Hengeler Mueller is another German law firm that rates its network highly – unsurprisingly – as the German representative of Slaughter and May’s best friends grouping: ‘Our network is extremely important. We know those guys as well as if we were in a merged firm, but we get to keep our independence,’ says partner Christof Jäckle.

However, mergers remain a threat to membership of networks, with Lex Mundi most recently adding Scottish leader Burness Paull to its list after local rival Maclay Murray & Spens was absorbed into Dentons. Carl Anduri, president at Lex Mundi, believes the network remains highly desirable for independents and is dismissive of threats to the established model from alternatives. ‘We don’t see a threat from that [Nextlaw]. It’s a directory of law firms. It’s basically The Legal 500, but I prefer The Legal 500.’

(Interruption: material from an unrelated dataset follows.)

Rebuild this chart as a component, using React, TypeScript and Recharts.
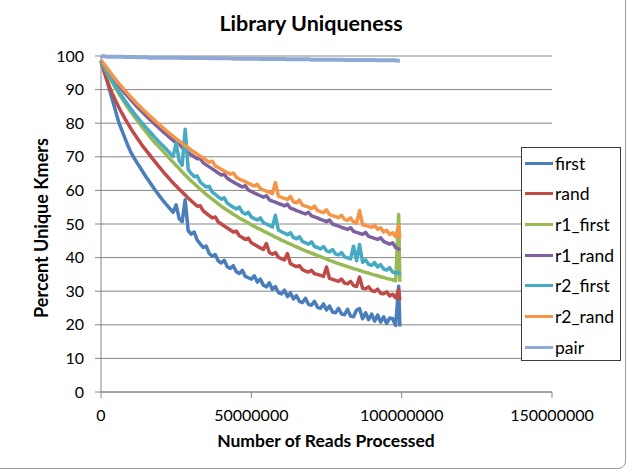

Tim Brown, incoming chair at Terralex, echoes Anduri’s sentiment, albeit without the quip: ‘There are more loose-form networks such as Dentons’ Nextlaw, but I don’t class them as a competitor, they seem more like a directory of firms. With a formed longstanding network, the client knows the firms are committed to each other.’

A spokesperson for Nextlaw responded: ‘We are the champion of the high-quality, small-to-medium-sized law firm. Traditional networks are structured in a way that excludes such firms from joining due to the fact that they must “pay to play” to cover one geography. This provides large firms with an unfair advantage they can buy their way into. Our principle is to always do what is best for clients, and that requires making a diverse selection of talent and expertise available in as many geographies, practices and sectors as possible.’

But Arne Møllin Ottosen, managing partner at Kromann Reumert, shows how even some network members are careful not to overstate the importance of the programmes: ‘Does it help? We analyse that all the time. It’s important to be able to give services around the world and we make use of that all the time. I don’t think it’s the main driver of our international activity and success.’

Others, however, see little need for membership of a formal network. Derk Lemstra, managing partner at Stibbe, remains sceptical of the network model: ‘If you are a truly independent law firm you need to work matter to matter. Membership of a network is a lot of effort that could be invested in relationships with relevant independent firms.’

Brown, however, suggests the upcoming challenges to networks are less orientated around external threats and more concerned with expanding to newer, relevant areas: ‘There will be an emphasis on greater marketing to GCs on the benefits of the network model. GCs are feeling better served by going to established regional firms rather than big internationals. The network option is being considered preferable.’

Stronger together, then, but just how together remains open to debate.